Unconference
April 29th, 2008 @ 15:10
Posted by: Deirdre
Has anyone heard about this?
| Take Your PowerPoint And… |
| Cheap, audience-driven “unconferences” are shaking up the convention biz |
Free classified ads on Craigslist threaten newspapers. Open-source software is gaining on Microsoft (MSFT ) and Oracle (ORCL ). Now the convention business faces its own Web-inspired competition: the “unconference.”
Unconferences turn the plodding, predictable business gathering inside out. They’re a hybrid of a teach-in and a jam session, with a little show-and-tell mixed in, and they are attracting hundreds in cities like Austin, Tex., Bangalore, San Francisco, Sydney, and Tokyo. Unlike traditional, $1,000-a-head and up conferences, they’re totally unstructured—the agenda isn’t determined until the opening day of the event. Everyone who shows up is a potential speaker, and those who don’t speak contribute by posting photos, blog entries, podcasts, and video clips of the proceedings. Neckties and heels are noticeably absent. And attendance is almost always inexpensive or free. read more
It’s Woodzie-biz!










May 1st, 2008 09:26
wow, that’s a great idea. That IS a Woodzie biz. That would certainly be doable. You’d sure be good at that.

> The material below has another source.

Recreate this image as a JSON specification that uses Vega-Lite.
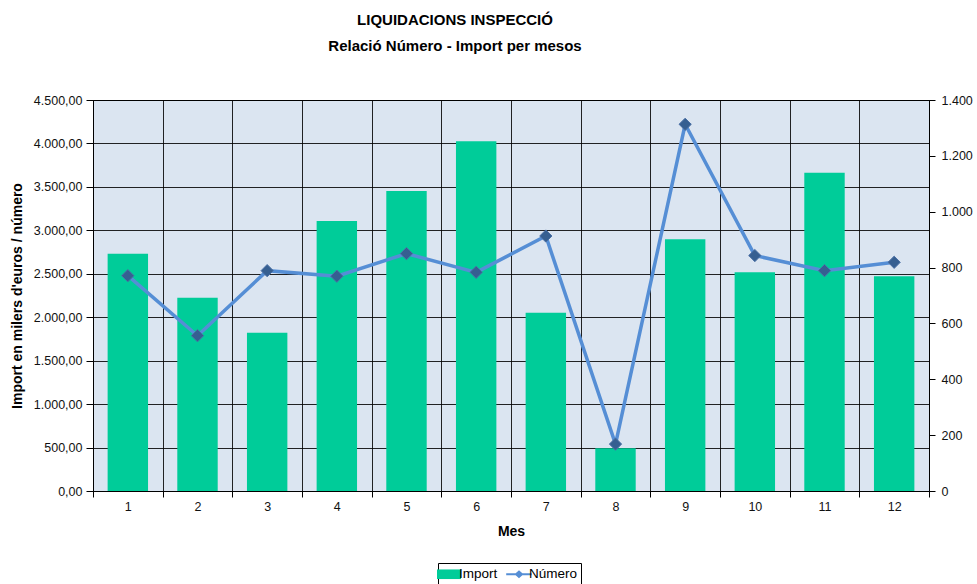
{
  "$schema": "https://vega.github.io/schema/vega-lite/v6.json",
  "autosize": {"type": "none"},
  "width": 836,
  "height": 391,
  "padding": {"left": 93, "top": 100, "right": 48, "bottom": 93},
  "background": "#ffffff",
  "title": {
    "text": ["LIQUIDACIONS INSPECCIÓ", "Relació Número - Import per mesos"],
    "font": "Liberation Sans",
    "fontSize": 15,
    "fontWeight": "bold",
    "lineHeight": 26,
    "anchor": "middle",
    "dx": -56,
    "offset": 40,
    "color": "#000"
  },
  "config": {
    "locale": {"number": {"decimal": ",", "thousands": ".", "grouping": [3], "currency": ["", " €"]}},
    "view": {"fill": "#DBE5F1", "stroke": "#000", "strokeWidth": 1},
    "axis": {
      "labelFont": "Liberation Sans",
      "labelFontSize": 12.5,
      "labelColor": "#111",
      "titleFont": "Liberation Sans",
      "titleFontSize": 14,
      "titleFontWeight": "bold",
      "titleColor": "#000",
      "domainColor": "#000",
      "tickColor": "#000",
      "gridColor": "#000",
      "gridOpacity": 0.85,
      "gridWidth": 1
    }
  },
  "data": {
    "values": [
      {"mes": 1, "import": 2731, "numero": 771},
      {"mes": 2, "import": 2225, "numero": 556},
      {"mes": 3, "import": 1822, "numero": 789},
      {"mes": 4, "import": 3107, "numero": 769},
      {"mes": 5, "import": 3453, "numero": 850},
      {"mes": 6, "import": 4025, "numero": 783},
      {"mes": 7, "import": 2052, "numero": 913},
      {"mes": 8, "import": 491, "numero": 168},
      {"mes": 9, "import": 2897, "numero": 1313},
      {"mes": 10, "import": 2517, "numero": 843},
      {"mes": 11, "import": 3664, "numero": 789},
      {"mes": 12, "import": 2471, "numero": 819}
    ]
  },
  "encoding": {
    "x": {
      "field": "mes",
      "type": "ordinal",
      "title": "Mes",
      "scale": {"paddingInner": 0, "paddingOuter": 0},
      "axis": {
        "labelAngle": 0,
        "tickBand": "extent",
        "grid": true,
        "tickSize": 6,
        "labelPadding": 3,
        "titlePadding": 12,
        "domain": true
      }
    }
  },
  "layer": [
    {
      "mark": {"type": "bar", "width": {"band": 0.58}, "color": "#00CC99"},
      "encoding": {
        "y": {
          "field": "import",
          "type": "quantitative",
          "title": "Import en milers d'euros / número",
          "scale": {"domain": [0, 4500], "nice": false},
          "axis": {
            "orient": "left",
            "values": [0, 500, 1000, 1500, 2000, 2500, 3000, 3500, 4000, 4500],
            "format": ",.2f",
            "grid": true,
            "tickSize": 7,
            "labelPadding": 4,
            "titlePadding": 9
          }
        },
        "color": {
          "datum": "Import",
          "scale": {"domain": ["Import", "Número"], "range": ["#00CC99", "#558ED5"]},
          "legend": {
            "orient": "none",
            "legendX": 345,
            "legendY": 463,
            "direction": "horizontal",
            "title": null,
            "strokeColor": "#000",
            "fillColor": "#fff",
            "padding": 3,
            "labelFont": "Liberation Sans",
            "labelFontSize": 13.5,
            "labelColor": "#000",
            "symbolSize": 256,
            "columnPadding": 8,
            "labelOffset": 2,
            "encode": {
              "symbols": {
                "update": {
                  "shape": {"signal": "datum.value === 'Import' ? 'M-1.5,-0.6L1.5,-0.6L1.5,0.6L-1.5,0.6Z' : 'M-1.6,-0.12L-0.42,-0.12L0,-0.5L0.42,-0.12L1.6,-0.12L1.6,0.12L0.42,0.12L0,0.5L-0.42,0.12L-1.6,0.12Z'"},
                  "fill": {"signal": "datum.value === 'Import' ? '#00CC99' : '#558ED5'"},
                  "stroke": {"value": "transparent"},
                  "strokeWidth": {"value": 0},
                  "opacity": {"value": 1}
                }
              }
            }
          }
        }
      }
    },
    {
      "layer": [
        {
          "mark": {"type": "line", "strokeWidth": 3.5},
          "encoding": {
            "color": {"datum": "Número"}
          }
        },
        {
          "mark": {"type": "point", "shape": "diamond", "filled": true, "size": 150, "color": "#365F91", "stroke": "#4A6FA5", "strokeWidth": 1, "opacity": 1}
        }
      ],
      "encoding": {
        "y": {
          "field": "numero",
          "type": "quantitative",
          "scale": {"domain": [0, 1400], "nice": false},
          "axis": {
            "orient": "right",
            "title": null,
            "values": [0, 200, 400, 600, 800, 1000, 1200, 1400],
            "format": ",d",
            "grid": false,
            "tickSize": 6,
            "labelPadding": 6
          }
        }
      }
    }
  ],
  "resolve": {"scale": {"y": "independent"}}
}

In doing things for free or covering costs like that article describes, people are finding other ways to monetize it. Like that Economy Of Free thing I posted. One way is that the organizers get their name known and then get paying clients from that. Once someone’s name is common knowledge on the Internet for doing anything, they can turn that into money. Being an Internet businessperson reminds me of being a rock star or a politician, it’s all about how well your name is known.
That’s the new startup Method Of Operation; watching out to the horizon to see what technology has suddenly made possible that wasn’t before. Then, if it’s a service, offering it for free to make the startup easier. Then trying to engineer a way to make money from it.
At this rate of chance our kids aren’t even going to recognize the way we used to do things.